The recent gains in the index imply that individuals seeking to fulfill foreign exchange payment obligations by transferring dollars to regions such as Europe and Japan would need to provide fewer dollars for the same transactions.
Treasury rates for shorter maturities, more sensitive to changes in the Federal Reserve’s interest rates, experienced a modest increase of several basis points on Wednesday.
After rising by more than six basis points to reach 5.02%, the two-year yield settled around 5.01%.
U.S. Services Sector Saw a More Substantial Increase Than Anticipated
Overnight data revealed that the U.S. services sector saw a more substantial increase than anticipated in August, with the price index continuing to climb.
These figures have raised concerns about persistent short-term inflation, prompting the Federal Reserve to maintain its hawkish stance.

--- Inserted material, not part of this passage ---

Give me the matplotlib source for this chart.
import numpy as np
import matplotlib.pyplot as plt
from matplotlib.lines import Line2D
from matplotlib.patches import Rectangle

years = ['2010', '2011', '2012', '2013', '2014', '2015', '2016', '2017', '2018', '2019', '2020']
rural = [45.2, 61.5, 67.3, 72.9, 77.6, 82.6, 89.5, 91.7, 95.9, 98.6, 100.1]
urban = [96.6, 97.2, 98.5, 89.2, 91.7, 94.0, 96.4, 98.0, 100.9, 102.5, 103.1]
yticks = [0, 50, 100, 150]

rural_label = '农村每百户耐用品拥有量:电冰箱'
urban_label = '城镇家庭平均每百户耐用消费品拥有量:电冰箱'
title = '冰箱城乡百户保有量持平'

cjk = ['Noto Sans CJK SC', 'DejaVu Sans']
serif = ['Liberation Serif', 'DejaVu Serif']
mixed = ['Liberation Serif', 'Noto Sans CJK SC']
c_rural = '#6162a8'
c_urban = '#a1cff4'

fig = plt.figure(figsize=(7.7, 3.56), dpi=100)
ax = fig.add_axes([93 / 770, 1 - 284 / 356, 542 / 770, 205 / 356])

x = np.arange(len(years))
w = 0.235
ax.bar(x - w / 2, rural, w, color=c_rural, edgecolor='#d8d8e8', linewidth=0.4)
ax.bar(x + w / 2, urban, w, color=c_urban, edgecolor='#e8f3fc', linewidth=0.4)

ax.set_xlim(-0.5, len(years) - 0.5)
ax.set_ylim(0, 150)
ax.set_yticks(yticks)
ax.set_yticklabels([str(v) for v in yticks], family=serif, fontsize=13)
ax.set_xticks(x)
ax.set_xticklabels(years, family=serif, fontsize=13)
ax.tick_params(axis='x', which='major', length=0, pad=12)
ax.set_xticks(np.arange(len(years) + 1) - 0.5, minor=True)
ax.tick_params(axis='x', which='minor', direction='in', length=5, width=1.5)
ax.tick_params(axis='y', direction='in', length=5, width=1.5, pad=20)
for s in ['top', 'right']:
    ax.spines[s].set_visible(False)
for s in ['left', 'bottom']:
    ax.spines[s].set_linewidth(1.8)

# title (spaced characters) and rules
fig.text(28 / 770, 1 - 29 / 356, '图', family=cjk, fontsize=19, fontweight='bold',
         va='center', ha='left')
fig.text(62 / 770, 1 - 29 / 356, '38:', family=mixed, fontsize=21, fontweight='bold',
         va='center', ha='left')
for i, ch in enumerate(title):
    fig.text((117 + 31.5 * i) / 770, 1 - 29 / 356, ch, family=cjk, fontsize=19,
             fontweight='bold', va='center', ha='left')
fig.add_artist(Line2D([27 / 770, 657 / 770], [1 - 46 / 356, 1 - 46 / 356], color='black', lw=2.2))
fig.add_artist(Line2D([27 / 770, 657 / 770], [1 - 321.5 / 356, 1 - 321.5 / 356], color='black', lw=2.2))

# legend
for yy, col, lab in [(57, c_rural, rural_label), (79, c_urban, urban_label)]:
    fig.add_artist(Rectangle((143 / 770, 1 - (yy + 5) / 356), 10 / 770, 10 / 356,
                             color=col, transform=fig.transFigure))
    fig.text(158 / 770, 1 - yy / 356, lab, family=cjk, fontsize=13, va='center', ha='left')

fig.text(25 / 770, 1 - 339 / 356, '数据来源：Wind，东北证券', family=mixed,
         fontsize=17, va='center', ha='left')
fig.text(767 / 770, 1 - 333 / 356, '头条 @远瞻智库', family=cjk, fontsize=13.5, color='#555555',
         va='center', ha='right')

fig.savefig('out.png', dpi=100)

Throughout the week, a series of Federal Reserve officials are expected to make statements, providing further insights into monetary policy ahead of the upcoming rate decision at the end of the month.
While the Federal Reserve is widely expected to keep interest rates unchanged, it is also likely to reiterate its commitment to sustainable rate hikes.
The robust U.S. labor market provides the U.S. Federal Reserve with more tools to combat inflation, intensifying the pressure on currencies of emerging markets like the Nigerian Naira, as investors increasingly seek refuge in safe-haven currencies.
The U.S. dollar remains central to the global financial system, and U.S. Treasuries remain the preferred safe haven. In the SWIFT payment system, over 40% of transactions are conducted in dollars, solidifying its dominant position.
The euro accounts for approximately 25% of transactions, while the yuan represents around 3%. However, the dollar’s share of foreign exchange reserves reached a record 58% in early 2023, though it was 73% in 2001.
Despite ongoing shifts, deeply ingrained habits are unlikely to fade quickly. According to a recent report by JPMorgan economists, while some gradual de-dollarization is occurring, it takes time to process.
Despite its imperfections, the dollar is deeply entrenched in global transactions, making a rapid transition to another currency highly impractical.